>> START
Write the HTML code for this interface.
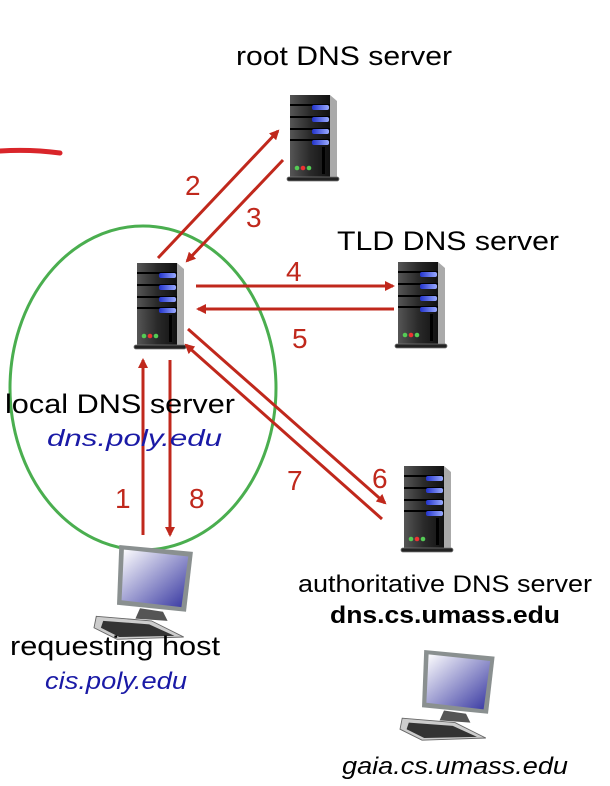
<!DOCTYPE html>
<html><head><style>
body{margin:0;background:#fff;width:610px;height:786px;overflow:hidden;}
svg{display:block}
text{font-family:"Liberation Sans",sans-serif;}
</style></head><body>
<svg width="610" height="786" viewBox="0 0 610 786">
<defs>
<linearGradient id="sg" x1="0" x2="1"><stop offset="0" stop-color="#555"/><stop offset="0.5" stop-color="#2a2a2a"/><stop offset="1" stop-color="#111"/></linearGradient>
<linearGradient id="bl" x1="0" x2="1"><stop offset="0" stop-color="#2233cc"/><stop offset="1" stop-color="#99aaff"/></linearGradient>
<linearGradient id="scr" x1="0" y1="0" x2="1" y2="1"><stop offset="0" stop-color="#fff"/><stop offset="1" stop-color="#3535a0"/></linearGradient>
<g id="srv">
<rect x="0" y="0" width="40" height="82" fill="url(#sg)"/>
<polygon points="40,0 47,6 47,82 40,84" fill="#aaa"/>
<rect x="0" y="9" width="40" height="2" fill="#000"/>
<rect x="0" y="21" width="40" height="2" fill="#000"/>
<rect x="0" y="33" width="40" height="2" fill="#000"/>
<rect x="0" y="44" width="40" height="2" fill="#000"/>
<rect x="22" y="10" width="17" height="5" rx="2" fill="url(#bl)"/>
<rect x="22" y="22" width="17" height="5" rx="2" fill="url(#bl)"/>
<rect x="22" y="34" width="17" height="5" rx="2" fill="url(#bl)"/>
<rect x="22" y="45" width="17" height="5" rx="2" fill="url(#bl)"/>
<rect x="32" y="52" width="3" height="27" fill="#000"/>
<circle cx="7" cy="73" r="2.3" fill="#5c5"/><circle cx="13" cy="73" r="2.3" fill="#e33"/><circle cx="19" cy="73" r="2.3" fill="#5c5"/>
<rect x="-3" y="82" width="52" height="4" rx="2" fill="#222" stroke="#777" stroke-width="0.8"/>
</g>
<g id="pc">
<polygon points="22,0 86,6 80,58 20,52" fill="#8a9090"/>
<polygon points="26,4 82,10 76,54 24,48" fill="url(#scr)"/>
<polygon points="40,55 60,58 64,66 36,64" fill="#555"/>
<polygon points="2,62 50,66 78,80 20,82 0,72" fill="#ccc" stroke="#666" stroke-width="0.8"/>
<polygon points="8,66 48,69 70,79 22,80 6,72" fill="#333"/>
</g>
<marker id="ah" markerWidth="10" markerHeight="10" refX="8" refY="5" orient="auto" markerUnits="userSpaceOnUse"><path d="M0,0 L10,5 L0,10 z" fill="#c0281c"/></marker>
</defs>
<path d="M0,151 Q30,149 60,153" stroke="#d9252a" stroke-width="5" fill="none" stroke-linecap="round"/>
<ellipse cx="143" cy="388" rx="133" ry="162" fill="none" stroke="#4aae4f" stroke-width="3"/>
<use href="#srv" x="290" y="95"/>
<use href="#srv" x="137" y="263"/>
<use href="#srv" x="398" y="262"/>
<use href="#srv" x="404" y="466"/>
<use href="#pc" transform="translate(94,545) scale(1.15)"/>
<use href="#pc" transform="translate(400,650) scale(1.1)"/>
<g stroke="#c0281c" stroke-width="3" fill="none" marker-end="url(#ah)">
<line x1="158" y1="258" x2="278" y2="131"/>
<line x1="283" y1="160" x2="187" y2="261"/>
<line x1="196" y1="286" x2="393" y2="286"/>
<line x1="394" y1="309" x2="198" y2="309"/>
<line x1="188" y1="329" x2="385" y2="503"/>
<line x1="382" y1="519" x2="186" y2="345"/>
<line x1="143" y1="535" x2="143" y2="360"/>
<line x1="170" y1="360" x2="170" y2="535"/>
</g>
<g fill="#c0281c" font-size="28">
<text x="185" y="195">2</text><text x="246" y="227">3</text>
<text x="286" y="281">4</text><text x="292" y="348">5</text>
<text x="372" y="488">6</text><text x="287" y="490">7</text>
<text x="115" y="508">1</text><text x="189" y="508">8</text>
</g>
<g font-size="27" fill="#000">
<text x="236" y="65" textLength="216" lengthAdjust="spacingAndGlyphs">root DNS server</text>
<text x="337" y="250" textLength="222" lengthAdjust="spacingAndGlyphs">TLD DNS server</text>
<text x="5" y="413" textLength="230" lengthAdjust="spacingAndGlyphs">local DNS server</text>
<text x="10" y="655" textLength="210" lengthAdjust="spacingAndGlyphs">requesting host</text>
</g>
<text x="298" y="592" font-size="24" textLength="294" lengthAdjust="spacingAndGlyphs">authoritative DNS server</text>
<text x="330" y="623" font-size="24" font-weight="bold" textLength="230" lengthAdjust="spacingAndGlyphs">dns.cs.umass.edu</text>
<text x="47" y="446" font-size="23" font-style="italic" fill="#1a1aa6" textLength="175" lengthAdjust="spacingAndGlyphs">dns.poly.edu</text>
<text x="45" y="689" font-size="24" font-style="italic" fill="#1a1aa6" textLength="142" lengthAdjust="spacingAndGlyphs">cis.poly.edu</text>
<text x="342" y="774" font-size="24" font-style="italic" textLength="226" lengthAdjust="spacingAndGlyphs">gaia.cs.umass.edu</text>
</svg>
</body></html>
>> END
Without the pictures, copy the material exactly as given.

Write the HTML code for this interface.
<!DOCTYPE html>
<html><head><style>
body{margin:0;background:#fff;width:610px;height:786px;overflow:hidden;}
svg{display:block}
text{font-family:"Liberation Sans",sans-serif;}
</style></head><body>
<svg width="610" height="786" viewBox="0 0 610 786">
<defs>
<linearGradient id="sg" x1="0" x2="1"><stop offset="0" stop-color="#555"/><stop offset="0.5" stop-color="#2a2a2a"/><stop offset="1" stop-color="#111"/></linearGradient>
<linearGradient id="bl" x1="0" x2="1"><stop offset="0" stop-color="#2233cc"/><stop offset="1" stop-color="#99aaff"/></linearGradient>
<linearGradient id="scr" x1="0" y1="0" x2="1" y2="1"><stop offset="0" stop-color="#fff"/><stop offset="1" stop-color="#3535a0"/></linearGradient>
<g id="srv">
<rect x="0" y="0" width="40" height="82" fill="url(#sg)"/>
<polygon points="40,0 47,6 47,82 40,84" fill="#aaa"/>
<rect x="0" y="9" width="40" height="2" fill="#000"/>
<rect x="0" y="21" width="40" height="2" fill="#000"/>
<rect x="0" y="33" width="40" height="2" fill="#000"/>
<rect x="0" y="44" width="40" height="2" fill="#000"/>
<rect x="22" y="10" width="17" height="5" rx="2" fill="url(#bl)"/>
<rect x="22" y="22" width="17" height="5" rx="2" fill="url(#bl)"/>
<rect x="22" y="34" width="17" height="5" rx="2" fill="url(#bl)"/>
<rect x="22" y="45" width="17" height="5" rx="2" fill="url(#bl)"/>
<rect x="32" y="52" width="3" height="27" fill="#000"/>
<circle cx="7" cy="73" r="2.3" fill="#5c5"/><circle cx="13" cy="73" r="2.3" fill="#e33"/><circle cx="19" cy="73" r="2.3" fill="#5c5"/>
<rect x="-3" y="82" width="52" height="4" rx="2" fill="#222" stroke="#777" stroke-width="0.8"/>
</g>
<g id="pc">
<polygon points="22,0 86,6 80,58 20,52" fill="#8a9090"/>
<polygon points="26,4 82,10 76,54 24,48" fill="url(#scr)"/>
<polygon points="40,55 60,58 64,66 36,64" fill="#555"/>
<polygon points="2,62 50,66 78,80 20,82 0,72" fill="#ccc" stroke="#666" stroke-width="0.8"/>
<polygon points="8,66 48,69 70,79 22,80 6,72" fill="#333"/>
</g>
<marker id="ah" markerWidth="10" markerHeight="10" refX="8" refY="5" orient="auto" markerUnits="userSpaceOnUse"><path d="M0,0 L10,5 L0,10 z" fill="#c0281c"/></marker>
</defs>
<path d="M0,151 Q30,149 60,153" stroke="#d9252a" stroke-width="5" fill="none" stroke-linecap="round"/>
<ellipse cx="143" cy="388" rx="133" ry="162" fill="none" stroke="#4aae4f" stroke-width="3"/>
<use href="#srv" x="290" y="95"/>
<use href="#srv" x="137" y="263"/>
<use href="#srv" x="398" y="262"/>
<use href="#srv" x="404" y="466"/>
<use href="#pc" transform="translate(94,545) scale(1.15)"/>
<use href="#pc" transform="translate(400,650) scale(1.1)"/>
<g stroke="#c0281c" stroke-width="3" fill="none" marker-end="url(#ah)">
<line x1="158" y1="258" x2="278" y2="131"/>
<line x1="283" y1="160" x2="187" y2="261"/>
<line x1="196" y1="286" x2="393" y2="286"/>
<line x1="394" y1="309" x2="198" y2="309"/>
<line x1="188" y1="329" x2="385" y2="503"/>
<line x1="382" y1="519" x2="186" y2="345"/>
<line x1="143" y1="535" x2="143" y2="360"/>
<line x1="170" y1="360" x2="170" y2="535"/>
</g>
<g fill="#c0281c" font-size="28">
<text x="185" y="195">2</text><text x="246" y="227">3</text>
<text x="286" y="281">4</text><text x="292" y="348">5</text>
<text x="372" y="488">6</text><text x="287" y="490">7</text>
<text x="115" y="508">1</text><text x="189" y="508">8</text>
</g>
<g font-size="27" fill="#000">
<text x="236" y="65" textLength="216" lengthAdjust="spacingAndGlyphs">root DNS server</text>
<text x="337" y="250" textLength="222" lengthAdjust="spacingAndGlyphs">TLD DNS server</text>
<text x="5" y="413" textLength="230" lengthAdjust="spacingAndGlyphs">local DNS server</text>
<text x="10" y="655" textLength="210" lengthAdjust="spacingAndGlyphs">requesting host</text>
</g>
<text x="298" y="592" font-size="24" textLength="294" lengthAdjust="spacingAndGlyphs">authoritative DNS server</text>
<text x="330" y="623" font-size="24" font-weight="bold" textLength="230" lengthAdjust="spacingAndGlyphs">dns.cs.umass.edu</text>
<text x="47" y="446" font-size="23" font-style="italic" fill="#1a1aa6" textLength="175" lengthAdjust="spacingAndGlyphs">dns.poly.edu</text>
<text x="45" y="689" font-size="24" font-style="italic" fill="#1a1aa6" textLength="142" lengthAdjust="spacingAndGlyphs">cis.poly.edu</text>
<text x="342" y="774" font-size="24" font-style="italic" textLength="226" lengthAdjust="spacingAndGlyphs">gaia.cs.umass.edu</text>
</svg>
</body></html>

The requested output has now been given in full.